Je parle de l'idée d'ajouter, entre les mots « dérogations » et « le Comité », les mots « au régime de sanctions à l'encontre de la Russie ». De plus, je bifferais « aux sanctions à deux entreprises aérospatiales pour leur permettre d'utiliser du titane russe dans leur fabrication, et étant donné que ce n'est pas la première fois que le gouvernement affaiblit et sape le régime de sanctions du Canada à l'encontre de la Russie en renonçant à des sanctions ». Pour m'assurer que le lien entre le début et la fin de la motion est pertinent, j'ajouterais, entre les mots « dérogations » et « le Comité », les mots « au régime de sanctions à l'encontre de la Russie ».
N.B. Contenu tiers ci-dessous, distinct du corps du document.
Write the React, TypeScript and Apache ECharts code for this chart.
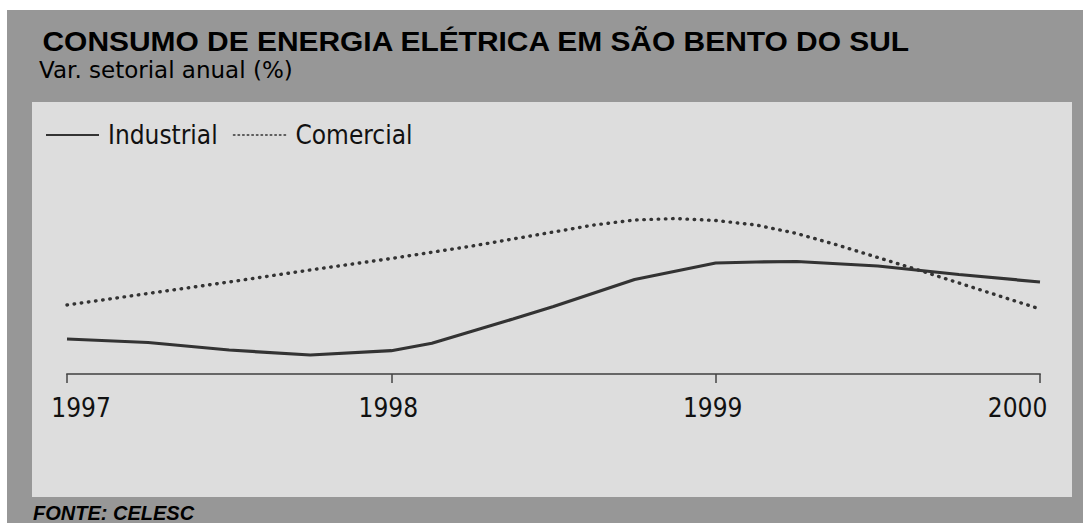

La motion serait donc dorénavant la suivante: « Que, conformément à la demande de réunion d'urgence 106(4) faite par des membres du Comité le 26 avril 2024 en réponse à la décision du gouvernement d'accorder des dérogations au régime de sanctions à l'encontre de la Russie, le Comité étudie la question et tienne au moins deux réunions sur la question, et invite la ministre des Affaires étrangères à témoigner. »
Nous allons avoir l'occasion de nous prononcer sur les propositions d'amendement de M. Oliphant, qui, je l'espère, ne seront pas adoptées. Je soumettrai ma proposition d'amendement à ce moment‑là, monsieur le président.